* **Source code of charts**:
>> begin

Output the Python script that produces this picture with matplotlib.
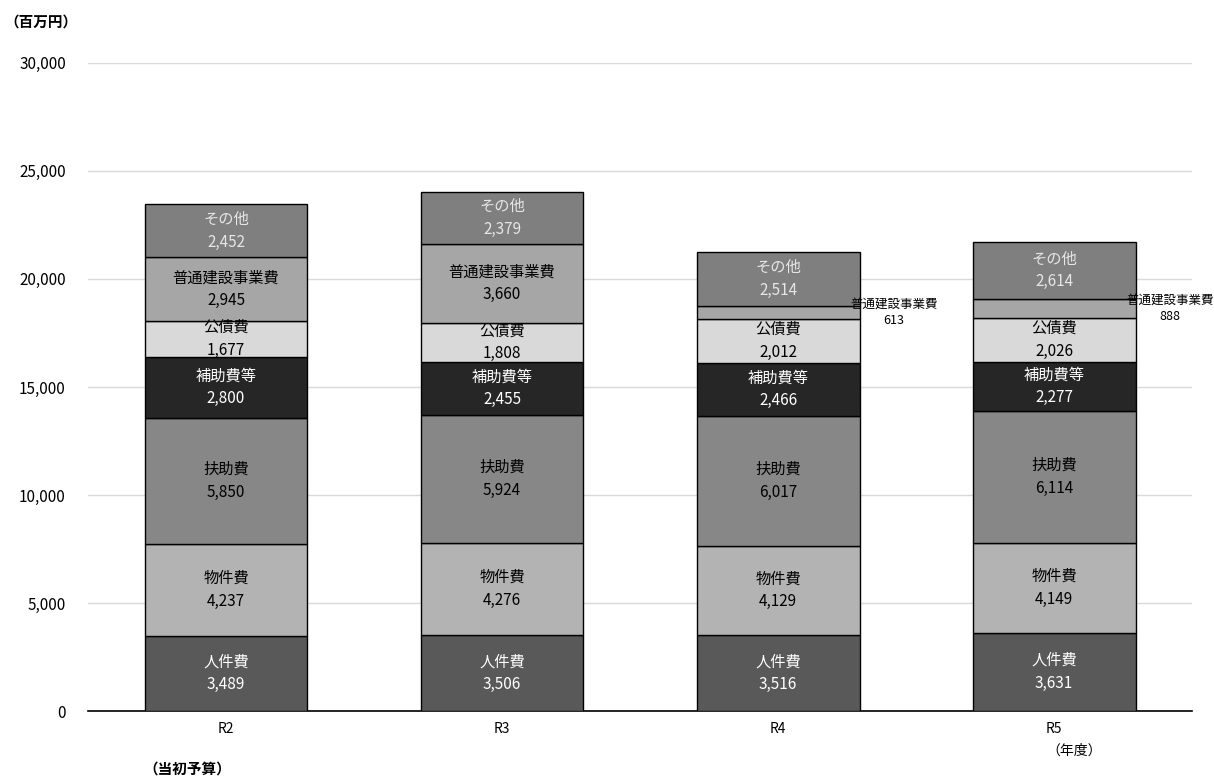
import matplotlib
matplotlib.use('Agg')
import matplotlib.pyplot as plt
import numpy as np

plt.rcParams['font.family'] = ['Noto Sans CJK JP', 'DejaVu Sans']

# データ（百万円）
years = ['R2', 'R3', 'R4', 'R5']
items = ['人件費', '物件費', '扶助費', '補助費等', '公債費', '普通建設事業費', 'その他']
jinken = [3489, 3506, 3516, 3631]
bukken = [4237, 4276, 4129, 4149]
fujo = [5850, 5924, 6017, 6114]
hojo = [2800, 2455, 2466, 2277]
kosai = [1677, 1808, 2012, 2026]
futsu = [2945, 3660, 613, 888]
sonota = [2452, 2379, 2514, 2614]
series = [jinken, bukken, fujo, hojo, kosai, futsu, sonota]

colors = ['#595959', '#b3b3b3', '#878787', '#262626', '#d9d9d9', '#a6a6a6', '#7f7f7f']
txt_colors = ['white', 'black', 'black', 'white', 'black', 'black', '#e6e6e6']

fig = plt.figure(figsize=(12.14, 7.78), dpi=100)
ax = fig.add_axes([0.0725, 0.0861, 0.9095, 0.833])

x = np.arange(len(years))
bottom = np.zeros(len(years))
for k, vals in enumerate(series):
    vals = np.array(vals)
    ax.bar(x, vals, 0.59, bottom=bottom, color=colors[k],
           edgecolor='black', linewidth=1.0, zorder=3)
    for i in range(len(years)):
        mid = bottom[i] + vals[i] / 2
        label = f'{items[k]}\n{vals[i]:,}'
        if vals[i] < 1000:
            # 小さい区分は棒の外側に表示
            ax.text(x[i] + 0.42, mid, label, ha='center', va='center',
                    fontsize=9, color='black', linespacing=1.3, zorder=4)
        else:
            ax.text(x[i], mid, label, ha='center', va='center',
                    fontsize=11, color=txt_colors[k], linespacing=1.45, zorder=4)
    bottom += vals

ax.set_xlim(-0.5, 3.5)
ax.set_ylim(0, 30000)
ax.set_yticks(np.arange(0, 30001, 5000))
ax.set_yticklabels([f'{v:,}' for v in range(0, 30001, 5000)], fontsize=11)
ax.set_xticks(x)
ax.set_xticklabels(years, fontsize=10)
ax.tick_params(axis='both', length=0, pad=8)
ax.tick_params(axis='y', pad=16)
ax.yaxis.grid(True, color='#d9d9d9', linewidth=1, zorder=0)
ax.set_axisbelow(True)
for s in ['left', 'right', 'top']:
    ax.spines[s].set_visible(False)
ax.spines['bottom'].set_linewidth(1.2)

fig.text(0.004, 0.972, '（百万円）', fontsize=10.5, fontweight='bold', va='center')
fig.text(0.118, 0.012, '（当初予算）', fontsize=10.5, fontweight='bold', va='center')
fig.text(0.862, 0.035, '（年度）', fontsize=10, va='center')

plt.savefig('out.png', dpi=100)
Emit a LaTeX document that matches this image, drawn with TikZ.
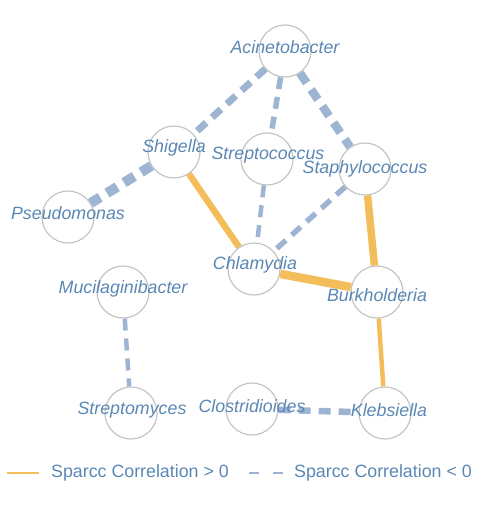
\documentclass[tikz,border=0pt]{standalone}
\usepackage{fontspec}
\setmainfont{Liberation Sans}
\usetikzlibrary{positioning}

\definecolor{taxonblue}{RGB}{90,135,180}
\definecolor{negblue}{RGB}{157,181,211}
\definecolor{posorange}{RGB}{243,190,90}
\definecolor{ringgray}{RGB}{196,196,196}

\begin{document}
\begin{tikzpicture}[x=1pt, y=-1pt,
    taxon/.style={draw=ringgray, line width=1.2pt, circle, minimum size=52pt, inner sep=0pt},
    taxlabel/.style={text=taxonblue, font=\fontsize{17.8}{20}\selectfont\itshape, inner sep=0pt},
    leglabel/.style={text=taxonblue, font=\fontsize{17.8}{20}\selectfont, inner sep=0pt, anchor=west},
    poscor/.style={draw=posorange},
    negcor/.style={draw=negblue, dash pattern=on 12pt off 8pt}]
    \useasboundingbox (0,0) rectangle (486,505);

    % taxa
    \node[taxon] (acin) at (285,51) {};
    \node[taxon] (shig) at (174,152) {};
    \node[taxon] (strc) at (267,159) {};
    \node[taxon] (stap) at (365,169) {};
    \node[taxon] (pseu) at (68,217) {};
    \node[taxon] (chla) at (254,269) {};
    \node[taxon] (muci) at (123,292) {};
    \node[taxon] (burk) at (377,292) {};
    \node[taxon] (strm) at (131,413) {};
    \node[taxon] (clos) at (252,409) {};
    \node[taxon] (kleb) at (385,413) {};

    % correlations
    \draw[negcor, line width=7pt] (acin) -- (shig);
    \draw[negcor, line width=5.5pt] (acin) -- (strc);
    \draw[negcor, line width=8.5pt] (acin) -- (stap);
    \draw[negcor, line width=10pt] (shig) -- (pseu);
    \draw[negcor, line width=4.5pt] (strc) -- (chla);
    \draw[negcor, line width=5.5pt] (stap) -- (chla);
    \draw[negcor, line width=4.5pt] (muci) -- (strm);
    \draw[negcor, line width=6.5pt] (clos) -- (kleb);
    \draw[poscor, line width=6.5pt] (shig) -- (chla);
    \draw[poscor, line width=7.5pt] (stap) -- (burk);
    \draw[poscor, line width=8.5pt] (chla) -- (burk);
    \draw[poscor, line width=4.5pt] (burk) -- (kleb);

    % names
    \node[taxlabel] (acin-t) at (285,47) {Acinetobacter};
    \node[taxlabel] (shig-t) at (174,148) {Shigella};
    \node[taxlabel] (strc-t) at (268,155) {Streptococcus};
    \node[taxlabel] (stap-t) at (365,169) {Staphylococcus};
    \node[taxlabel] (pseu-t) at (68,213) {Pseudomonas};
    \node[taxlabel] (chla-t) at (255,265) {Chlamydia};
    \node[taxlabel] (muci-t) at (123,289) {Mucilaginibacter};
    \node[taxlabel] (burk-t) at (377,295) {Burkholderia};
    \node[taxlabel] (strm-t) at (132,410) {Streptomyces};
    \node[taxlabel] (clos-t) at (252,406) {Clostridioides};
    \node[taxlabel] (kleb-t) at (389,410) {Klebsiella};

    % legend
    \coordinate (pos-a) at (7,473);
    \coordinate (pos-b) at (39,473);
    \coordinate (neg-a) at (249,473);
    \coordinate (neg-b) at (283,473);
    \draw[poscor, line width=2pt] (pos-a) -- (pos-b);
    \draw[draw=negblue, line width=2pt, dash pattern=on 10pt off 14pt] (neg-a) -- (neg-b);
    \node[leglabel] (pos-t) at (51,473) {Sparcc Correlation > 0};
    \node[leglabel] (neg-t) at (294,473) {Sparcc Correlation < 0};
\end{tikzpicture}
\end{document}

>> end

Transcribe the material exactly, keeping every word and none of the pictures.

* **Worked answer**:
Output the Python script that produces this picture with matplotlib.
import matplotlib
matplotlib.use('Agg')
import matplotlib.pyplot as plt
import numpy as np

plt.rcParams['font.family'] = ['Noto Sans CJK JP', 'DejaVu Sans']

# データ（百万円）
years = ['R2', 'R3', 'R4', 'R5']
items = ['人件費', '物件費', '扶助費', '補助費等', '公債費', '普通建設事業費', 'その他']
jinken = [3489, 3506, 3516, 3631]
bukken = [4237, 4276, 4129, 4149]
fujo = [5850, 5924, 6017, 6114]
hojo = [2800, 2455, 2466, 2277]
kosai = [1677, 1808, 2012, 2026]
futsu = [2945, 3660, 613, 888]
sonota = [2452, 2379, 2514, 2614]
series = [jinken, bukken, fujo, hojo, kosai, futsu, sonota]

colors = ['#595959', '#b3b3b3', '#878787', '#262626', '#d9d9d9', '#a6a6a6', '#7f7f7f']
txt_colors = ['white', 'black', 'black', 'white', 'black', 'black', '#e6e6e6']

fig = plt.figure(figsize=(12.14, 7.78), dpi=100)
ax = fig.add_axes([0.0725, 0.0861, 0.9095, 0.833])

x = np.arange(len(years))
bottom = np.zeros(len(years))
for k, vals in enumerate(series):
    vals = np.array(vals)
    ax.bar(x, vals, 0.59, bottom=bottom, color=colors[k],
           edgecolor='black', linewidth=1.0, zorder=3)
    for i in range(len(years)):
        mid = bottom[i] + vals[i] / 2
        label = f'{items[k]}\n{vals[i]:,}'
        if vals[i] < 1000:
            # 小さい区分は棒の外側に表示
            ax.text(x[i] + 0.42, mid, label, ha='center', va='center',
                    fontsize=9, color='black', linespacing=1.3, zorder=4)
        else:
            ax.text(x[i], mid, label, ha='center', va='center',
                    fontsize=11, color=txt_colors[k], linespacing=1.45, zorder=4)
    bottom += vals

ax.set_xlim(-0.5, 3.5)
ax.set_ylim(0, 30000)
ax.set_yticks(np.arange(0, 30001, 5000))
ax.set_yticklabels([f'{v:,}' for v in range(0, 30001, 5000)], fontsize=11)
ax.set_xticks(x)
ax.set_xticklabels(years, fontsize=10)
ax.tick_params(axis='both', length=0, pad=8)
ax.tick_params(axis='y', pad=16)
ax.yaxis.grid(True, color='#d9d9d9', linewidth=1, zorder=0)
ax.set_axisbelow(True)
for s in ['left', 'right', 'top']:
    ax.spines[s].set_visible(False)
ax.spines['bottom'].set_linewidth(1.2)

fig.text(0.004, 0.972, '（百万円）', fontsize=10.5, fontweight='bold', va='center')
fig.text(0.118, 0.012, '（当初予算）', fontsize=10.5, fontweight='bold', va='center')
fig.text(0.862, 0.035, '（年度）', fontsize=10, va='center')

plt.savefig('out.png', dpi=100)
Emit a LaTeX document that matches this image, drawn with TikZ.
\documentclass[tikz,border=0pt]{standalone}
\usepackage{fontspec}
\setmainfont{Liberation Sans}
\usetikzlibrary{positioning}

\definecolor{taxonblue}{RGB}{90,135,180}
\definecolor{negblue}{RGB}{157,181,211}
\definecolor{posorange}{RGB}{243,190,90}
\definecolor{ringgray}{RGB}{196,196,196}

\begin{document}
\begin{tikzpicture}[x=1pt, y=-1pt,
    taxon/.style={draw=ringgray, line width=1.2pt, circle, minimum size=52pt, inner sep=0pt},
    taxlabel/.style={text=taxonblue, font=\fontsize{17.8}{20}\selectfont\itshape, inner sep=0pt},
    leglabel/.style={text=taxonblue, font=\fontsize{17.8}{20}\selectfont, inner sep=0pt, anchor=west},
    poscor/.style={draw=posorange},
    negcor/.style={draw=negblue, dash pattern=on 12pt off 8pt}]
    \useasboundingbox (0,0) rectangle (486,505);

    % taxa
    \node[taxon] (acin) at (285,51) {};
    \node[taxon] (shig) at (174,152) {};
    \node[taxon] (strc) at (267,159) {};
    \node[taxon] (stap) at (365,169) {};
    \node[taxon] (pseu) at (68,217) {};
    \node[taxon] (chla) at (254,269) {};
    \node[taxon] (muci) at (123,292) {};
    \node[taxon] (burk) at (377,292) {};
    \node[taxon] (strm) at (131,413) {};
    \node[taxon] (clos) at (252,409) {};
    \node[taxon] (kleb) at (385,413) {};

    % correlations
    \draw[negcor, line width=7pt] (acin) -- (shig);
    \draw[negcor, line width=5.5pt] (acin) -- (strc);
    \draw[negcor, line width=8.5pt] (acin) -- (stap);
    \draw[negcor, line width=10pt] (shig) -- (pseu);
    \draw[negcor, line width=4.5pt] (strc) -- (chla);
    \draw[negcor, line width=5.5pt] (stap) -- (chla);
    \draw[negcor, line width=4.5pt] (muci) -- (strm);
    \draw[negcor, line width=6.5pt] (clos) -- (kleb);
    \draw[poscor, line width=6.5pt] (shig) -- (chla);
    \draw[poscor, line width=7.5pt] (stap) -- (burk);
    \draw[poscor, line width=8.5pt] (chla) -- (burk);
    \draw[poscor, line width=4.5pt] (burk) -- (kleb);

    % names
    \node[taxlabel] (acin-t) at (285,47) {Acinetobacter};
    \node[taxlabel] (shig-t) at (174,148) {Shigella};
    \node[taxlabel] (strc-t) at (268,155) {Streptococcus};
    \node[taxlabel] (stap-t) at (365,169) {Staphylococcus};
    \node[taxlabel] (pseu-t) at (68,213) {Pseudomonas};
    \node[taxlabel] (chla-t) at (255,265) {Chlamydia};
    \node[taxlabel] (muci-t) at (123,289) {Mucilaginibacter};
    \node[taxlabel] (burk-t) at (377,295) {Burkholderia};
    \node[taxlabel] (strm-t) at (132,410) {Streptomyces};
    \node[taxlabel] (clos-t) at (252,406) {Clostridioides};
    \node[taxlabel] (kleb-t) at (389,410) {Klebsiella};

    % legend
    \coordinate (pos-a) at (7,473);
    \coordinate (pos-b) at (39,473);
    \coordinate (neg-a) at (249,473);
    \coordinate (neg-b) at (283,473);
    \draw[poscor, line width=2pt] (pos-a) -- (pos-b);
    \draw[draw=negblue, line width=2pt, dash pattern=on 10pt off 14pt] (neg-a) -- (neg-b);
    \node[leglabel] (pos-t) at (51,473) {Sparcc Correlation > 0};
    \node[leglabel] (neg-t) at (294,473) {Sparcc Correlation < 0};
\end{tikzpicture}
\end{document}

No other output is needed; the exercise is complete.